►
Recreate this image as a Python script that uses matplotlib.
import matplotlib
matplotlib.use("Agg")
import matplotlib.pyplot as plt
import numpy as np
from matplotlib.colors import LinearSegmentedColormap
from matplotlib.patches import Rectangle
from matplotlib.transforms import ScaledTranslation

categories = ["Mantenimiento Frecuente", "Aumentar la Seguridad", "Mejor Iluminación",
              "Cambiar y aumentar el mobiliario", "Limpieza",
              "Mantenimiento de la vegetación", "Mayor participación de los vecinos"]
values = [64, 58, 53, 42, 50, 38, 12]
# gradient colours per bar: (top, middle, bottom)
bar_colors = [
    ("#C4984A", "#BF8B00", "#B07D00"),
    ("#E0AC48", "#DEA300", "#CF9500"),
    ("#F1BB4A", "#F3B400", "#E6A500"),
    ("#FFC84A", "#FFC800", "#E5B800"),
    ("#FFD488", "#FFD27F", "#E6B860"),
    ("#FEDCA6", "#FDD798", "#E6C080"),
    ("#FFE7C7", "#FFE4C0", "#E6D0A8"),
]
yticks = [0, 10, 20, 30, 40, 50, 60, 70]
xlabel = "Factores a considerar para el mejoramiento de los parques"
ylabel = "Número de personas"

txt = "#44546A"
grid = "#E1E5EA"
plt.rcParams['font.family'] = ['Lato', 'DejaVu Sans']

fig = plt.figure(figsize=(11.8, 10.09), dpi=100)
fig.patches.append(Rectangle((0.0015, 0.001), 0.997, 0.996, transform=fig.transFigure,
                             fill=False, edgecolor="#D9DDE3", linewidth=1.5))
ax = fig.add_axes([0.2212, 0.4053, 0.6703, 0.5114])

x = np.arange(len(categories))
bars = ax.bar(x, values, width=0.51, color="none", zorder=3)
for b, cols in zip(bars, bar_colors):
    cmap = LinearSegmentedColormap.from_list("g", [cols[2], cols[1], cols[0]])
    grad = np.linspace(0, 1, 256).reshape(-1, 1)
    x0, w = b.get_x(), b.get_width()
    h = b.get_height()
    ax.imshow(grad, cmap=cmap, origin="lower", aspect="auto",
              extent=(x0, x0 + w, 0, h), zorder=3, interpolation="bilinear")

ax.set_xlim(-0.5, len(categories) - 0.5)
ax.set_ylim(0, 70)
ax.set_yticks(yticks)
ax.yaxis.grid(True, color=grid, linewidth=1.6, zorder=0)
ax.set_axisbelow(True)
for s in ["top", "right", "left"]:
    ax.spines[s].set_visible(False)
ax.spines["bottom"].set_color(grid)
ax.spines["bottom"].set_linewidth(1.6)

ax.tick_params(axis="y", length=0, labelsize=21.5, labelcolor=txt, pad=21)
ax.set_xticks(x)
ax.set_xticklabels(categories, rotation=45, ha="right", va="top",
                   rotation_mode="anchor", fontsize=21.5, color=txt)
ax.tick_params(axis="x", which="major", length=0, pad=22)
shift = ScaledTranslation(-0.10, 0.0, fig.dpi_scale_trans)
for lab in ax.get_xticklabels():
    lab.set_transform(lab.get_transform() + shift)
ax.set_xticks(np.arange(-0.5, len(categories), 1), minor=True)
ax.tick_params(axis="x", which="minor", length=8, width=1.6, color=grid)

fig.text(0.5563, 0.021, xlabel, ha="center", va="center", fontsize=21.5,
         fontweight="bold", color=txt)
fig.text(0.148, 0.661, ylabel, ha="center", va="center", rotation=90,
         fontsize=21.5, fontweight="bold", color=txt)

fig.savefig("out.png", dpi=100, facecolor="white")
◄
• Directions for this task: Go through the listing above and restate it word for word.

• Response to this task:
Recreate this image as a Python script that uses matplotlib.
import matplotlib
matplotlib.use("Agg")
import matplotlib.pyplot as plt
import numpy as np
from matplotlib.colors import LinearSegmentedColormap
from matplotlib.patches import Rectangle
from matplotlib.transforms import ScaledTranslation

categories = ["Mantenimiento Frecuente", "Aumentar la Seguridad", "Mejor Iluminación",
              "Cambiar y aumentar el mobiliario", "Limpieza",
              "Mantenimiento de la vegetación", "Mayor participación de los vecinos"]
values = [64, 58, 53, 42, 50, 38, 12]
# gradient colours per bar: (top, middle, bottom)
bar_colors = [
    ("#C4984A", "#BF8B00", "#B07D00"),
    ("#E0AC48", "#DEA300", "#CF9500"),
    ("#F1BB4A", "#F3B400", "#E6A500"),
    ("#FFC84A", "#FFC800", "#E5B800"),
    ("#FFD488", "#FFD27F", "#E6B860"),
    ("#FEDCA6", "#FDD798", "#E6C080"),
    ("#FFE7C7", "#FFE4C0", "#E6D0A8"),
]
yticks = [0, 10, 20, 30, 40, 50, 60, 70]
xlabel = "Factores a considerar para el mejoramiento de los parques"
ylabel = "Número de personas"

txt = "#44546A"
grid = "#E1E5EA"
plt.rcParams['font.family'] = ['Lato', 'DejaVu Sans']

fig = plt.figure(figsize=(11.8, 10.09), dpi=100)
fig.patches.append(Rectangle((0.0015, 0.001), 0.997, 0.996, transform=fig.transFigure,
                             fill=False, edgecolor="#D9DDE3", linewidth=1.5))
ax = fig.add_axes([0.2212, 0.4053, 0.6703, 0.5114])

x = np.arange(len(categories))
bars = ax.bar(x, values, width=0.51, color="none", zorder=3)
for b, cols in zip(bars, bar_colors):
    cmap = LinearSegmentedColormap.from_list("g", [cols[2], cols[1], cols[0]])
    grad = np.linspace(0, 1, 256).reshape(-1, 1)
    x0, w = b.get_x(), b.get_width()
    h = b.get_height()
    ax.imshow(grad, cmap=cmap, origin="lower", aspect="auto",
              extent=(x0, x0 + w, 0, h), zorder=3, interpolation="bilinear")

ax.set_xlim(-0.5, len(categories) - 0.5)
ax.set_ylim(0, 70)
ax.set_yticks(yticks)
ax.yaxis.grid(True, color=grid, linewidth=1.6, zorder=0)
ax.set_axisbelow(True)
for s in ["top", "right", "left"]:
    ax.spines[s].set_visible(False)
ax.spines["bottom"].set_color(grid)
ax.spines["bottom"].set_linewidth(1.6)

ax.tick_params(axis="y", length=0, labelsize=21.5, labelcolor=txt, pad=21)
ax.set_xticks(x)
ax.set_xticklabels(categories, rotation=45, ha="right", va="top",
                   rotation_mode="anchor", fontsize=21.5, color=txt)
ax.tick_params(axis="x", which="major", length=0, pad=22)
shift = ScaledTranslation(-0.10, 0.0, fig.dpi_scale_trans)
for lab in ax.get_xticklabels():
    lab.set_transform(lab.get_transform() + shift)
ax.set_xticks(np.arange(-0.5, len(categories), 1), minor=True)
ax.tick_params(axis="x", which="minor", length=8, width=1.6, color=grid)

fig.text(0.5563, 0.021, xlabel, ha="center", va="center", fontsize=21.5,
         fontweight="bold", color=txt)
fig.text(0.148, 0.661, ylabel, ha="center", va="center", rotation=90,
         fontsize=21.5, fontweight="bold", color=txt)

fig.savefig("out.png", dpi=100, facecolor="white")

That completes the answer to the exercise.